Initially I began making signs and small wooden crafts like cribbage boards, catch-all trays, cutting boards, etc., but knew I wanted to be making cabinets and furniture. It took about six months but I eventually built my first kitchen for a client. I’ve made several tables and I was hired to fill an entire home with bookshelf built-ins, bunk beds, an entertainment unit and a full kitchen. I still provide sign engraving services, custom gifts and other misc. products, including 3D topographical maps, flight boards for breweries (a flight board is a serving tray for small glasses of beer or wine or spirits) and the occasional cutting board!

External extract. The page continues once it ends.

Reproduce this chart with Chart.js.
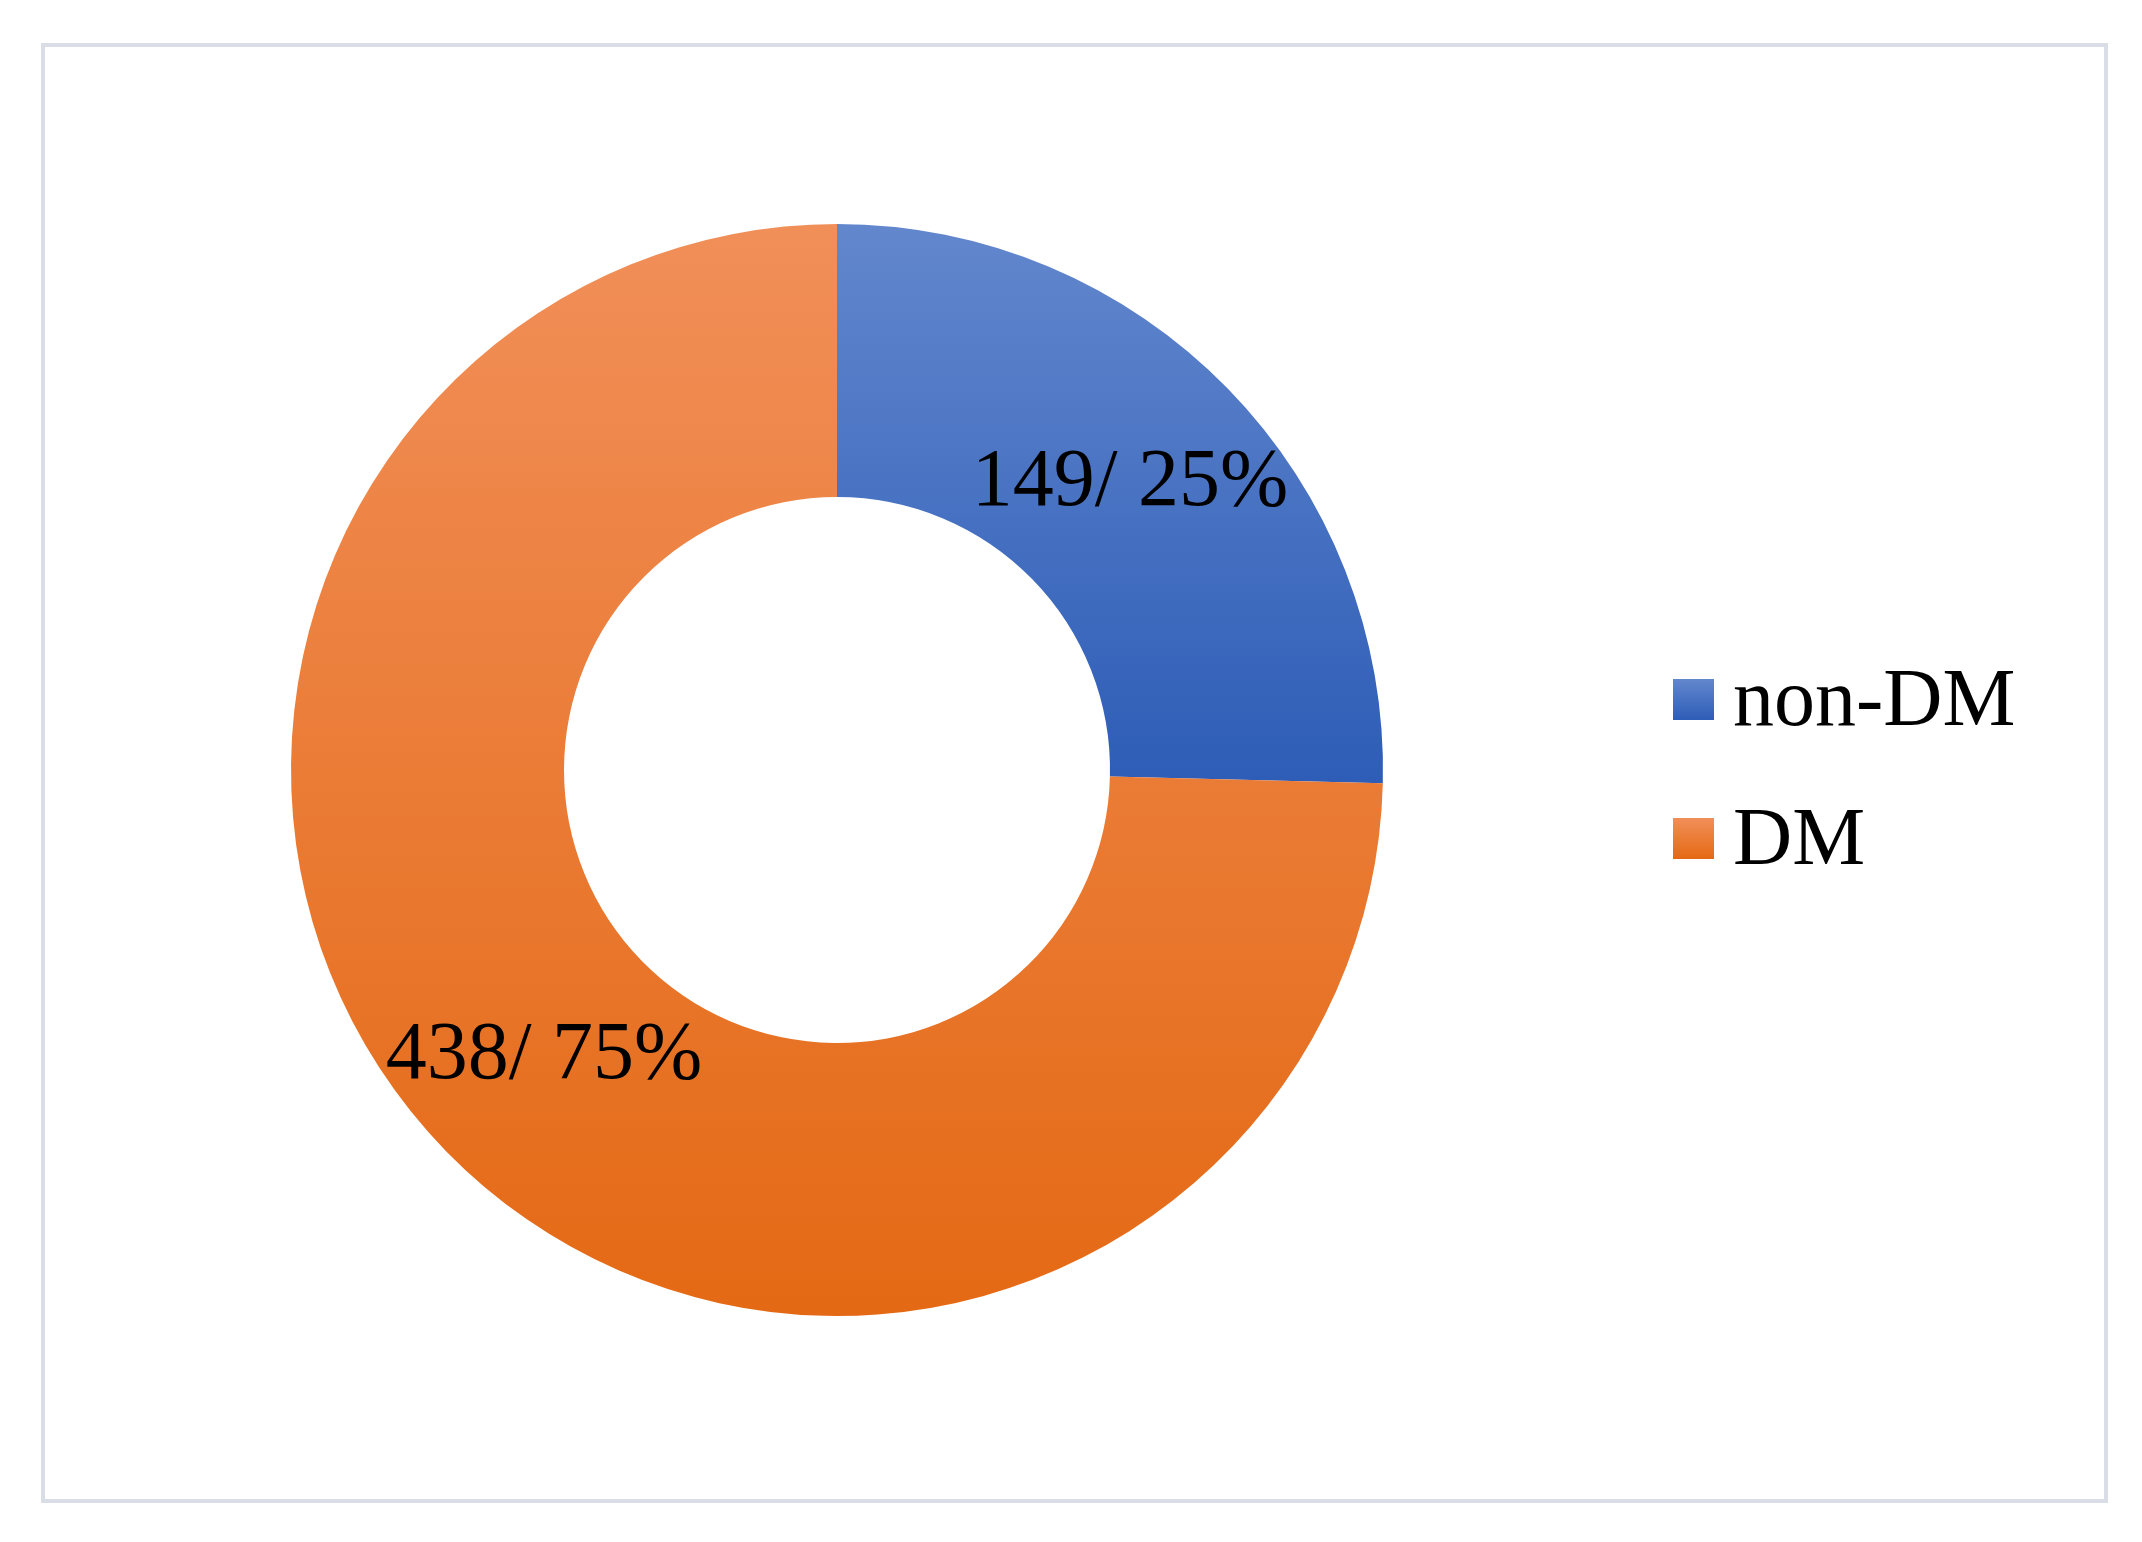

I also have a relationship with The Shaker Furniture Company to make furniture parts and I use a CNC router for some projects. A CNC Machine or Computer Numerical Control Machine is a computer-aided router that allows the user to program text or shapes to be cut out or engraved onto a designated material. In my case, I engrave signs into wood or signboard, cut out furniture parts out of wood, create 3D landscapes out of solid wood or cut cabinet parts out of plywood.
How did your business get started?
My business began pretty easy. Registering my LLC, acquiring start-up funds from The Wentworth Economical Development Corporation and finding a shop space to rent all happened very quickly. My first client was The Shaker Furniture Company, who hired me to make furniture parts before I even had my shop set up.
What is the most fun/satisfying aspect of your work?
The best part of my job is setting my own hours, deciding what jobs to take and basically just being able to do what I love every day. I could be working on a live edge table one day and then making a custom charcuterie board the next. The scope of my work is diverse, which I love. I also get to bring my dog to the shop which is probably the best part.
What is the hardest?
There are a few difficult aspects of my job. I make my own hours which is fantastic, but not having a "clock-in" time sometimes results in sleeping in a little longer than I should some days! Definitely the most difficult part of the job is juggling every task that goes into running your own business, specifically, bookkeeping. I cannot stress enough how boring yet important it is to keep track of all the ins and outs of my business and I'm learning quickly that hoarding receipts in a manilla folder until tax season is not a great habit to get into.
What are your goals and hopes for the future?
My goals when I started this adventure were pretty straightforward; to build what I wanted and continue the tradition of craftspeople in Sandwich. I had to leave Sandwich to really appreciate the town I grew up in. When I knew my father was retiring from his long career as a cabinet maker and carpenter, I knew that there would be opportunities to fill the void he left behind.
The first year of operating I made four signs for local businesses, several large cabinet jobs, and a contract to provide Sandwich-based Shaker Workshops with furniture parts. I have made countless gifts and game boards for people I grew up around. I joked in my college essay that "Sandwich is a vibrant town full of carpenters and yoga instructors, where the post office parking lot looks like a Subaru dealership." Fifteen years after writing that essay, I find myself driving my Outback to the post office to pick up mail for my own woodworking business.
What else can you tell us about yourself and your business?
I'm learning something new everyday. Working in Sandwich means a lot to me. Personally, Sandwich has always been my home, whether it be summers as a small child, becoming our "new home" when I was in 5th grade or when I returned after years away. Creating my business in this small town full of hardworking men and women makes me very proud. Carrying on the traditions of these people is something I take very personally and I hope I can make my family and neighbors proud.